Under regularity, the maximum likelihood estimator (MLE) has the following asymptotic properties:

1. Consistency: $\mathrm{plim}\hat{\theta }={\theta }_0$.
2. Asymptotic normality: $\hat{\theta }\stackrel{a}{\sim }N[{\theta }_0,\{𝐼({\theta }_0){\}}^{-1}]$, where$$𝐼({\theta }_0)=-{𝐸}_0[\frac{{\partial }^2\ln 𝐿}{\partial {\theta }_0\partial {\theta }_0^{\prime }}].$$
3. Asymptotic efficiency: $\hat{\theta }$ is asymptotically efficient and achieves the Cramer Rao lower bound for consistent estimators.

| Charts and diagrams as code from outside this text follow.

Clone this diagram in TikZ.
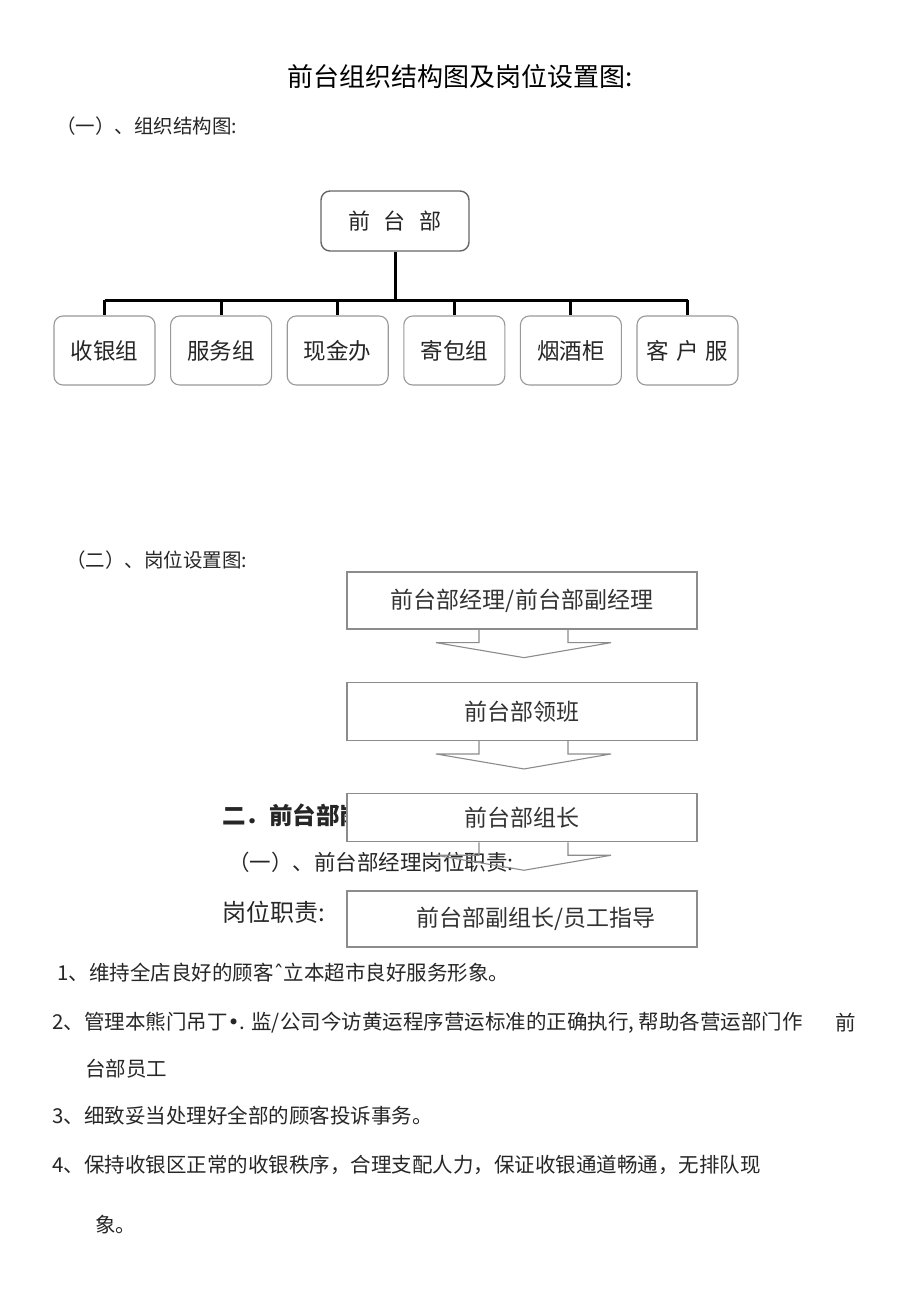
\documentclass[tikz,border=0pt]{standalone}
\usepackage{fontspec}
\setmainfont{Noto Sans CJK SC}
\newfontfamily\symfont{DejaVu Sans}
\usetikzlibrary{positioning, calc}
\colorlet{drawColor}{black!40}
\colorlet{textColor}{black!85}
\tikzset{
  deptBox/.style={rectangle, rounded corners=9pt, draw=black!60, line width=1.4pt,
    minimum width=148pt, minimum height=60pt, text=textColor,
    font=\fontsize{22}{26}\selectfont},
  orgBox/.style={rectangle, rounded corners=9pt, draw=drawColor, line width=1.1pt,
    minimum width=101pt, minimum height=69pt, text=textColor,
    font=\fontsize{22.5}{26}\selectfont},
  link/.style={line width=3pt, draw=black},
  flowBox/.style={rectangle, draw=black!45, line width=1.3pt, fill=white,
    minimum width=350pt, minimum height=58pt, text=black!80,
    font=\fontsize{23}{27}\selectfont},
  flowArrow/.style={draw=black!45, line width=1.1pt, line join=miter},
  txt/.style={anchor=west, inner sep=0pt, text=textColor,
    font=\fontsize{20.5}{24}\selectfont}
}
\begin{document}
\begin{tikzpicture}[x=1pt, y=-1pt]
  \useasboundingbox (0,0) rectangle (920,1301);
  \fill [white] (0,0) rectangle (920,1301);
  % headings
  \node(title) [inner sep=0pt, font=\fontsize{26}{30}\selectfont] at (460,77)
  {前台组织结构图及岗位设置图:};
  \node(secOne) [txt, font=\fontsize{19.5}{23}\selectfont] at (56,126) {（一）、组织结构图:};
  % organisation chart
  \node(dept) [deptBox] at (395,221) {前\hspace{14pt}台\hspace{14pt}部};
  \node(cashier) [orgBox] at (104.5,350.5) {收银组};
  \node(service) [orgBox, right=14.5pt of cashier] {服务组};
  \node(cash) [orgBox, right=14.5pt of service] {现金办};
  \node(baggage) [orgBox, right=14.5pt of cash] {寄包组};
  \node(tobacco) [orgBox, right=14.5pt of baggage] {烟酒柜};
  \node(custSvc) [orgBox, right=14.5pt of tobacco] {客\hspace{7pt}户\hspace{7pt}服};
  \coordinate (bar) at (0,300);
  \draw [link] (dept.south) -- (dept.south |- bar);
  \draw [link] (cashier.north |- bar) -- (custSvc.north |- bar);
  \foreach \n in {cashier,service,cash,baggage,tobacco,custSvc}
    \draw [link] (\n.north |- bar) -- (\n.north);
  % post chart
  \node(secTwo) [txt, font=\fontsize{19.5}{23}\selectfont] at (66,560) {（二）、岗位设置图:};
  \node(dutyHead) [txt, font=\bfseries\fontsize{23.5}{27}\selectfont] at (222,815) {二．前台部岗位职责};
  \node(mgrDuty) [txt, font=\fontsize{21.5}{25}\selectfont] at (228,862) {（一）、前台部经理岗位职责:};
  \node(dutyLabel) [txt, font=\fontsize{24}{28}\selectfont] at (222,912) {岗位职责:};
  \node(mgr) [flowBox, minimum height=57pt] at (522,600.5) {前台部经理/前台部副经理};
  \node(lead) [flowBox, below=52pt of mgr] {前台部领班};
  \node(head) [flowBox, minimum height=48pt, below=52pt of lead] {前台部组长};
  \node(deputy) [flowBox, minimum height=56pt, below=48pt of head]
  {\hspace*{28pt}前台部副组长/员工指导};
  \foreach \n in {mgr,lead,head}
    \draw [flowArrow] ($(\n.south)+(-43,0)$) -- ++(0,13) -- ++(-43,0)
      -- ($(\n.south)+(2,28)$) -- ($(\n.south)+(89,13)$) -- ++(-43,0) -- ++(0,-13);
  % duties
  \node(itemOne) [txt] at (57,973) {1、维持全店良好的顾客{\symfont ˆ}立本超市良好服务形象。};
  \node(itemTwo) [txt] at (52,1023)
  {2、管理本熊门吊丁{\symfont •}. 监/公司今访黄运程序营运标准的正确执行, 帮助各营运部门作};
  \node(itemTwoEnd) [txt] at (835,1023) {前};
  \node(itemTwoCont) [txt] at (85,1069) {台部员工};
  \node(itemThree) [txt] at (52,1116) {3、细致妥当处理好全部的顾客投诉事务。};
  \node(itemFour) [txt] at (52,1165)
  {4、保持收银区正常的收银秩序，合理支配人力，保证收银通道畅通，无排队现};
  \node(itemFourCont) [txt] at (95,1225) {象。};
\end{tikzpicture}
\end{document}
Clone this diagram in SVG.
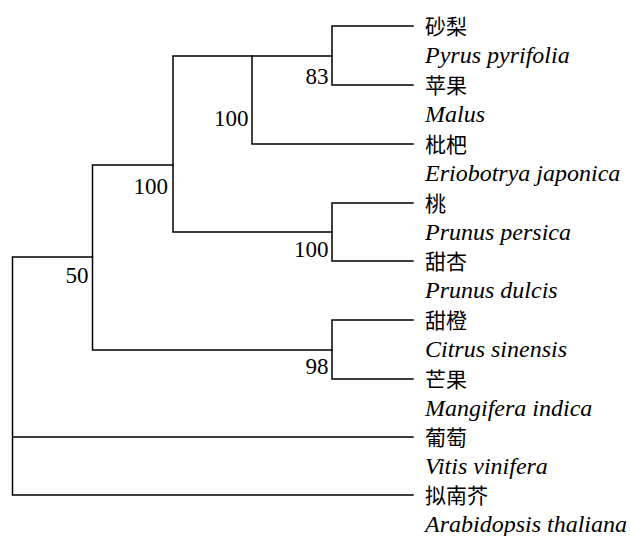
<svg xmlns="http://www.w3.org/2000/svg" width="630" height="536" viewBox="0 0 630 536">
<style>
.e{stroke:#000;stroke-width:1.5;fill:none;stroke-linecap:square}
.bs{font-family:"Liberation Serif",serif;font-size:23px;fill:#000;text-anchor:end}
.zh{font-family:"Liberation Serif","Noto Sans CJK SC",serif;font-size:21px;fill:#000}
.la{font-family:"Liberation Serif",serif;font-style:italic;font-size:24px;fill:#000}
</style>
<rect width="630" height="536" fill="#fff"/>
<g id="connectors">
<path class="e" d="M12.5,257V495M12.5,257H92.5M12.5,437H413M12.5,495H413"/>
<path class="e" d="M92.5,165V350M92.5,165H173M92.5,350H332"/>
<path class="e" d="M173,56V232M173,56H252M173,232H332"/>
<path class="e" d="M252,56V144M252,56H332M252,144H413"/>
<path class="e" d="M332,26V85M332,26H413M332,85H413"/>
<path class="e" d="M332,203V261M332,203H413M332,261H413"/>
<path class="e" d="M332,320V379M332,320H413M332,379H413"/>
</g>
<g id="bootstrap">
<text class="bs" x="328.5" y="84">83</text>
<text class="bs" x="248.5" y="126">100</text>
<text class="bs" x="168" y="194">100</text>
<text class="bs" x="88.5" y="283">50</text>
<text class="bs" x="328.5" y="257">100</text>
<text class="bs" x="328.5" y="374">98</text>
</g>
<g id="leaf-pyrus"><text class="zh" x="425" y="34">砂梨</text><text class="la" x="425" y="63">Pyrus pyrifolia</text></g>
<g id="leaf-malus"><text class="zh" x="425" y="93">苹果</text><text class="la" x="425" y="122">Malus</text></g>
<g id="leaf-eriobotrya"><text class="zh" x="425" y="152">枇杷</text><text class="la" x="425" y="181">Eriobotrya japonica</text></g>
<g id="leaf-persica"><text class="zh" x="425" y="211">桃</text><text class="la" x="425" y="240">Prunus persica</text></g>
<g id="leaf-dulcis"><text class="zh" x="425" y="269">甜杏</text><text class="la" x="425" y="298">Prunus dulcis</text></g>
<g id="leaf-citrus"><text class="zh" x="425" y="328">甜橙</text><text class="la" x="425" y="357">Citrus sinensis</text></g>
<g id="leaf-mangifera"><text class="zh" x="425" y="387">芒果</text><text class="la" x="425" y="416">Mangifera indica</text></g>
<g id="leaf-vitis"><text class="zh" x="425" y="445">葡萄</text><text class="la" x="425" y="474">Vitis vinifera</text></g>
<g id="leaf-arabidopsis"><text class="zh" x="425" y="503">拟南芥</text><text class="la" x="425" y="532">Arabidopsis thaliana</text></g>
</svg>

For each observations, we have log-density $\ln 𝑓({𝑦}_{𝑖}|\theta )$.Denote ${𝑔}_{𝑖}=\frac{\partial \ln 𝑓({𝑦}_{𝑖}|\theta )}{\partial \theta }$ and ${𝐻}_{𝑖}=\frac{{\partial }^2\ln 𝑓({𝑦}_{𝑖}|\theta )}{\partial \theta \partial {\theta }^{\prime }}$, $i=1,\dots ,n$. Then we have

$$𝑔=\frac{\partial \ln 𝐿(\theta |𝑦)}{\partial \theta }=\sum _{i=1}^{𝑛}\frac{\partial \ln 𝑓({𝑦}_{𝑖}|\theta )}{\partial \theta }=\sum _{i=1}^{𝑛}{𝑔}_{𝑖},$$

and

$$\text{Hessian Matrix }𝐻=\frac{{\partial }^2\ln 𝐿(\theta |𝑦)}{\partial \theta \partial {\theta }^{\prime }}=\sum _{𝑖=1}^{𝑛}\frac{{\partial }^2\ln 𝑓({𝑦}_{𝑖}|\theta )}{\partial \theta \partial {\theta }^{\prime }}=\sum _{𝑖=1}^{𝑛}{𝐻}_{𝑖}.$$

Information Matrix Equality

Information matrix equality:

$$\begin{gathered} \mathrm{Var}\left[\frac{\partial \ln 𝐿({\theta }_0|𝑦)}{\partial {\theta }_0}\right]={𝐸}_0[(\frac{\partial \ln 𝐿({\theta }_0|𝑦)}{\partial {\theta }_0})(\frac{\partial \ln 𝐿({\theta }_0|𝑦)}{\partial {\theta }_0^{\prime }})] \\ =-{𝐸}_0[\frac{{\partial }^2\ln 𝐿({\theta }_0|𝑦)}{\partial {\theta }_0\partial {\theta }_0^{\prime }}] \end{gathered}$$

Consistency

Let ${\theta }_0$ be the true value of the parameter, $\hat{\theta }$ is the MLE, and $\theta$ be any other estimator for $\mathrm{\Theta }$. Then MLE $\hat{\theta }$ is consistent, i.e.,

$$\mathrm{plim}\hat{\theta }={\theta }_0.$$

Asymptotic Normality

The MLE $\hat{\theta }$ has an asymptotic normal distribution,

$$\sqrt{n}(\hat{\theta }-{\theta }_0)\stackrel{d}{\to }𝑁[0,\left\{{-{𝐸}_0[\frac{1}{𝑛}𝐻({\theta }_0)]}^{-1}\right\}],$$

so we have

$$\hat{\theta }\stackrel{a}{\sim }𝑁[{\theta }_0,\{𝐼({\theta }_0){\}}^{-1}].$$

Asymptotic Efficiency

Cramer-Rao Lower Bound

Assuming that the density of ${𝑦}_{𝑖}$ satisfies the regularity conditions, the asymptotic variance of a consistent and asymptotically normally distributed estimator of the parameter vector ${\theta }_0$ will always be at least as large as

$$[𝐼({\theta }_0){]}^{-1}=(-{𝐸}_0[\frac{{\partial }^2\ln 𝐿({\theta }_0)}{\partial {\theta }_0\partial {\theta }_0^{\prime }}]{)}^{-1}.$$

Hypothesis Test

Likelihood Ratio Test:

$$-2\ln \frac{{\hat{L}}_R}{{\hat{L}}_U}\sim {\chi }^2(J).$$

Wald Test:

$$W=[𝑐(\hat{\theta })-𝑞{]}^{\prime }(\mathrm{Asy}.\mathrm{Var}[c(\hat{\theta })-𝑞{]}^{-1}[𝑐(\hat{\theta })-𝑞]\sim {\chi }^2(𝐽).$$

Lagrange Multiplier Test:

$$\mathrm{LM}=(\frac{\partial \ln L({\hat{\theta }}_{𝑅})}{\partial {\hat{\theta }}_{𝑅}}{)}^{\prime }[𝐼({\hat{\theta }}_{𝑅}){]}^{-1}(\frac{\partial \ln 𝐿({\hat{\theta }}_{𝑅})}{\partial {\hat{\theta }}_{𝑅}}{)}^{\prime }\sim {\chi }^2(J),$$

where $J$ is the number of restrictions.